Why Are Some People Afraid of Holes?

The holes in Ethiopian Injera bread are disconcerting to some people. (Photo: Quinn Dombrowski [CC BY-SA 2.0]/Flickr)

If you think about it, trypophobia — or fear of holes — isn't that strange. Holes can get you into trouble; think about falling into a well or being sucked into sinkholes. Conversely, strange things often crawling out of holes, and all these scenarios could potentially cause injury or death.

"Trypophobia" was coined online in 2005 by those who experience the fear. Most people who say they have trypophobia are disgusted by items, typically organic in nature, that have holes in them. Think Swiss cheese, coral, sponges, Ethiopian Injera bread and lotus seedheads, for example. But they might not be true phobics. A phobia is more of an extreme fear or terror. The American Psychiatric Association's "Diagnostic and Statistical Manual of Mental Disorders" says to be a real phobia, it must interfere "significantly with the person's normal routine."

Swiss cheese may not always have holes in it, due to changes in milk processing, but as long as it does, some people will find it objectionable. (Photo: Africa Studio/Shutterstock)

Psychiatrist Carol Mathews told NPR, "There might really be people out there with phobias to holes, because people can really have a phobia to anything, but just reading what's on the Internet, that doesn't seem to be what people actually have." Whether you're genuinely phobic to things with holes in them or just feel generally uncomfortable looking at them, researchers have been looking into the phenomenon in recent years.

lotus seed
Some people are uncomfortable by the holes in lotus seed heads. (Photo: battler/Shutterstock)

Was this discomfort with hole-y images an unconscious reaction, as people said it was? And if so, what could be causing it? In 2013, the aptly titled paper "Fear of Holes" was published. Scientists at the Center for Brain Science at the University of Essex in England sourced a number of images that trypophobics had identified as causing a negative reaction and did a spectral analysis on them. They found that the images had a spectral pattern "associated with uncomfortable visual images, namely, high-contrast energy at midrange spatial frequencies." So there was a similarity between the types and spacing of holes in the images trypophobics found alarming and other uncomfortable visual images.

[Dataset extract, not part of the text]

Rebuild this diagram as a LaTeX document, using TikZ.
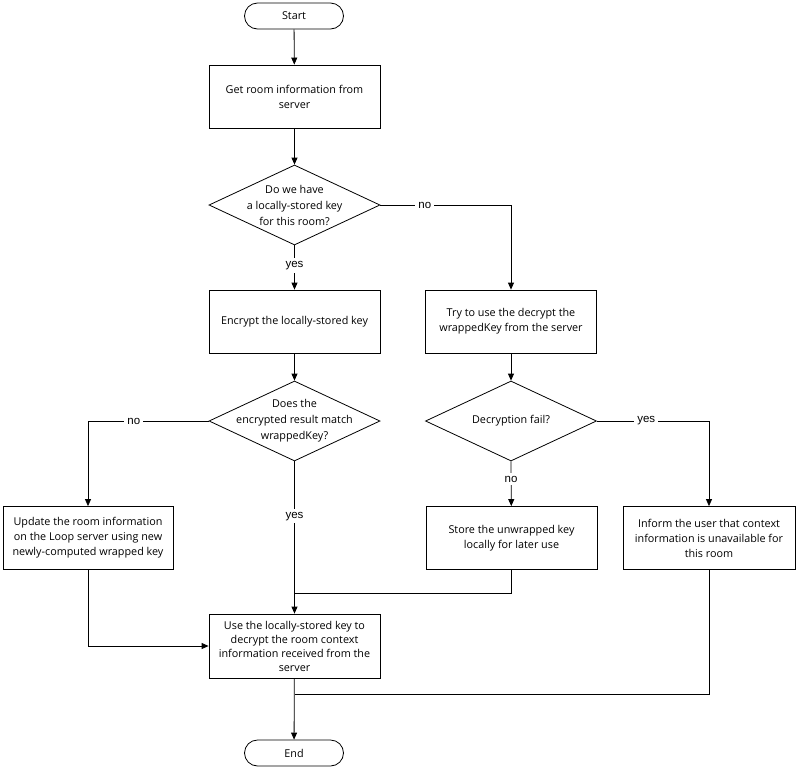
\documentclass[tikz,border=0pt]{standalone}
\usepackage{fontspec}
\setmainfont{Open Sans}
\newfontfamily\lblfont{Liberation Sans}
\usetikzlibrary{shapes.geometric,arrows.meta}

\begin{document}
\begin{tikzpicture}[x=1pt,y=-1pt,line width=0.8pt,
    terminal/.style={draw,rounded corners=13pt,minimum width=99pt,minimum height=26pt,font=\fontsize{10.8}{15}\selectfont},
    proc/.style={draw,align=center,minimum width=171pt,minimum height=63pt,inner sep=2pt,font=\fontsize{10.8}{15}\selectfont},
    decision/.style={draw,diamond,minimum width=171pt,minimum height=80pt,inner sep=0pt,
      label={[align=center,font=\fontsize{10.8}{16}\selectfont]center:#1}},
    lbl/.style={fill=white,inner sep=3pt,font=\lblfont\fontsize{11.5}{13}\selectfont},
    arr/.style={-{Triangle[length=7pt,width=6pt]}}]
    \useasboundingbox (0,0) rectangle (796,769);
    \node[terminal] (start) at (294,16) {Start};
    \node[proc] (get) at (294.5,96.5) {Get room information from\\server};
    \node[decision={Do we have\\a locally-stored key\\for this room?}] (q1) at (294.5,205) {};
    \node[proc] (enc) at (294.5,321.5) {Encrypt the locally-stored key};
    \node[proc] (try) at (511,321.5) {Try to use the decrypt the\\wrappedKey from the server};
    \node[decision={Does the\\encrypted result match\\wrappedKey?}] (q2) at (294.5,421) {};
    \node[decision={Decryption fail?}] (q3) at (511,421) {};
    \node[proc,minimum width=170pt] (upd) at (88,538) {Update the room information\\on the Loop server using new\\newly-computed wrapped key};
    \node[proc] (store) at (511.5,538) {Store the unwrapped key\\locally for later use};
    \node[proc,minimum width=172pt] (inform) at (709,538) {Inform the user that context\\information is unavailable for\\this room};
    \node[proc,minimum height=64pt,font=\fontsize{10.8}{14}\selectfont] (use) at (294.5,646) {Use the locally-stored key to\\decrypt the room context\\information received from the\\server};
    \node[terminal] (end) at (294,753) {End};
    \coordinate (j1) at (294.5,593);
    \coordinate (j2) at (294.5,694);

    \draw[arr] (start) -- (get);
    \draw[arr] (get) -- (q1);
    \draw[arr] (q1) -- (enc) node[lbl,pos=0.45] {yes};
    \draw[arr] (q1.east) -| (try) node[lbl,pos=0.17] {no};
    \draw[arr] (enc) -- (q2);
    \draw[arr] (try) -- (q3);
    \draw[arr] (q2.west) -| (upd) node[lbl,pos=0.31] {no};
    \draw[arr] (q2.south) -- (use) node[lbl,pos=0.36] {yes};
    \draw[arr] (q3.south) -- (store) node[lbl,pos=0.4] {no};
    \draw[arr] (q3.east) -| (inform) node[lbl,pos=0.22] {yes};
    \draw (store) |- (j1);
    \draw[arr] (upd) |- (use);
    \draw (inform) |- (j2);
    \draw[arr] (use) -- (end);
\end{tikzpicture}
\end{document}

"Critically, we found that a range of potentially dangerous animals also possess this spectral characteristic. We argue that although sufferers are not conscious of the association, the phobia arises in part because the inducing stimuli share basic visual characteristics with dangerous organisms, characteristics that are low level and easily computed, and therefore facilitate a rapid nonconscious response," the researchers wrote in the abstract for the paper.

ancient sponge
A fossil sponge from the Cretaceous. It would have lived hundreds of millions of years after its first sponge ancestors. (Photo: Wilson44691 [public domain]/Wikimedia Commons)

And in a 2015 paper, another set of researchers developed a trypophobia test. "The trypophobia questionnaire (TQ) was based on reports of various symptom types, but it nevertheless demonstrated a single construct, with high internal consistency and test-retest reliability," the scientists wrote in their abstract. With such a test available, it becomes closer to possible that this sensitivity isn't just "all made up," as some critics have asserted.

But what are these innocent corals, sponges, cakes and bubbled chocolates reminding people of deep-down that's causing such a reaction? There seem to be two main theories. From the Essex study, the spectral pattern is associated with other "uncomfortable images" — those images were of skin colorations of dangerous or poisonous animals. Even people without trypophobia find some of those patterns disquieting to look at.

A boulder coral undergoing a bleaching event in Raja Ampat, Indonesia. (Photo: Ethan Daniels/Shutterstock)

Another theory is that throughout human history, sores, boils, scars, and other skin lesions were much more common than today, and we have a built in disgust of them because some of those skin issues can be contagious. Staying away from them, or the people who had them, might have kept our ancient ancestors healthier than those who didn't avoid these skin problems. We get a bit of this perspective from a trypophobic on Facebook, who wrote: "I was stung by a bee in high school on my outer thigh. I had an allergic reaction, and my skin started to swell. The swelling was so bad,I could see each individual pore on my leg and I freaked out. Since then, I have not been able to look at clusters of holes without getting the heebie-jeebies."

And what about the opposite? I find many of the above images attractive and interesting (but I also have a penchant for bugs and spiders, snakes and reptiles). Could there be such a thing as trypophilia?

So even though this phobia may have gotten initial recognition as people on the internet bonded over their shared revulsion, there may be something more to it, though researchers haven't solved the mystery yet.